PROFIT LOSS SHARING AS MEDIATOR OF MARKETABILITY AND PROFITABILITY IN SHARIA BANKING
EVIDENCE FROM SHARIA BANKS IN INDONESIA
Keywords:
marketability, profit loss sharing, profitability, sharia bank, indonesiaAbstract
Banks that can do the differentiation can have a larger market share and concentration, so that they can run their business efficiently and generate more profit. The indirect impact of profit sharing on the relationship between marketability (market concentration and market share) will be examined in this study. This study also provides a universal contribution to the Islamic finance literature regarding Structure-Conduct-Performance (SCP), which can be an insight for Islamic banks practitioners to increase profitability in their company. The population of this study is Islamic commercial banks listed on the Indonesia Stock Exchange with a research period of 2019-2023. There are 13 banks listed. The research sample was taken using purposive sampling. The criteria used are: 1) The banks must be consistently listed and provide complete financial statements for the period 2019-2019, and 2) Islamic commercial banks that offer mudharabah and musyarakah financing.

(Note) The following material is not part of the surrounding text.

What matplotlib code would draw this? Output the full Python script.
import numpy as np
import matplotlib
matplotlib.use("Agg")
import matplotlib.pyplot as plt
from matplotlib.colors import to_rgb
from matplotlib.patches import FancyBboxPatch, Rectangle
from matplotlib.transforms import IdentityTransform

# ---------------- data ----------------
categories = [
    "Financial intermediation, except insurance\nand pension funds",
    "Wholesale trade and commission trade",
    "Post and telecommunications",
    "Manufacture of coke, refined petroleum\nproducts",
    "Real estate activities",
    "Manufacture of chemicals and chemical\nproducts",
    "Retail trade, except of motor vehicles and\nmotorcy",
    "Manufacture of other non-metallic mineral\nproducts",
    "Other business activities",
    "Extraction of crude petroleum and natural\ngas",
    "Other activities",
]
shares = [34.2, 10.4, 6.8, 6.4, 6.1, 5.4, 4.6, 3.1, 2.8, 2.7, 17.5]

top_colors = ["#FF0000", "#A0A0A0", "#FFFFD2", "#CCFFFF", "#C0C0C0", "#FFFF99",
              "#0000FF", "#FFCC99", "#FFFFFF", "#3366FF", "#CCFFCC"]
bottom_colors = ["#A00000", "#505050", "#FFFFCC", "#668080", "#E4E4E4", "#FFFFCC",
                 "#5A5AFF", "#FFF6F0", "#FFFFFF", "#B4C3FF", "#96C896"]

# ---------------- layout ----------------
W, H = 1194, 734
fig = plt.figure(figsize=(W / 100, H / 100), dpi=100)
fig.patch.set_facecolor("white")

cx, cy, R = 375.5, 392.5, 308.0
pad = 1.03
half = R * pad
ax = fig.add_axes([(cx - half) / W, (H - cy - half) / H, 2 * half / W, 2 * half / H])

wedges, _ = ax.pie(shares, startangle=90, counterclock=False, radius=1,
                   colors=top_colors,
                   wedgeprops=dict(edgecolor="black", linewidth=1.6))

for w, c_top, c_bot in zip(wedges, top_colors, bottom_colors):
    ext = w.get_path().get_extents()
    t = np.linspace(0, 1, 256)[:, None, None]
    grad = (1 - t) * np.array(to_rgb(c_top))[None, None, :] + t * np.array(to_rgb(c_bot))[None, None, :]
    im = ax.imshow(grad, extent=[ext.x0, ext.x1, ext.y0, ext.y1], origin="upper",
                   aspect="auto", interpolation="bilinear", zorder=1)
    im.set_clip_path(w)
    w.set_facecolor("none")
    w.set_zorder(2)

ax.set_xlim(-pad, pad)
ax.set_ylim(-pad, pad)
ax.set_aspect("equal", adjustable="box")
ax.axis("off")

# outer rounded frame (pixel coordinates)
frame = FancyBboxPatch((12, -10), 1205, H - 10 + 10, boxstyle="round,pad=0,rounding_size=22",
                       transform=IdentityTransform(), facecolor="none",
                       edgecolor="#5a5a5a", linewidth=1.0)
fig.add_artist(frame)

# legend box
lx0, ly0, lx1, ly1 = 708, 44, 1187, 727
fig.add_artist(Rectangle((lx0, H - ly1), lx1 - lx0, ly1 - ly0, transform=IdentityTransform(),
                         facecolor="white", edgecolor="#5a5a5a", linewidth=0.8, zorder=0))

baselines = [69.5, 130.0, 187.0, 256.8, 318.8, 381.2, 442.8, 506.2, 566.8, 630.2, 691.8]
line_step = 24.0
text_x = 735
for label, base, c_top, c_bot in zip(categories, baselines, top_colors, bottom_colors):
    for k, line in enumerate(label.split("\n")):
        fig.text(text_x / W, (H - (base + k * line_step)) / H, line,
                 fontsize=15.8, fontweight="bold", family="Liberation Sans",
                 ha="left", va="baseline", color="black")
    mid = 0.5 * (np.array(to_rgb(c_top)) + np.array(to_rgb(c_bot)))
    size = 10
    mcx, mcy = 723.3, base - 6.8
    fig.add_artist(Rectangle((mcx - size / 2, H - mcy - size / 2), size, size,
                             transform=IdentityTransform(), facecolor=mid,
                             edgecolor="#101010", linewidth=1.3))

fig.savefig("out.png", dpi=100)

Based on these criteria, 5 banks were eliminated. The results of the study indicate that marketability, namely market concentration, does not have a significant effect on increasing profitability. Although the percentage of market concentration for Islamic commercial banks increases, this fact has no effect on the ROA ratio. However, market share is proven to have a significant effect on increasing profitability. This shows that if the percentage of market share increases, it will increase the ROA ratio. For the mediation effect, profit loss sharing consisting of mudharabah and musyarakah is proven not to be able to affect the profitability of Islamic banks.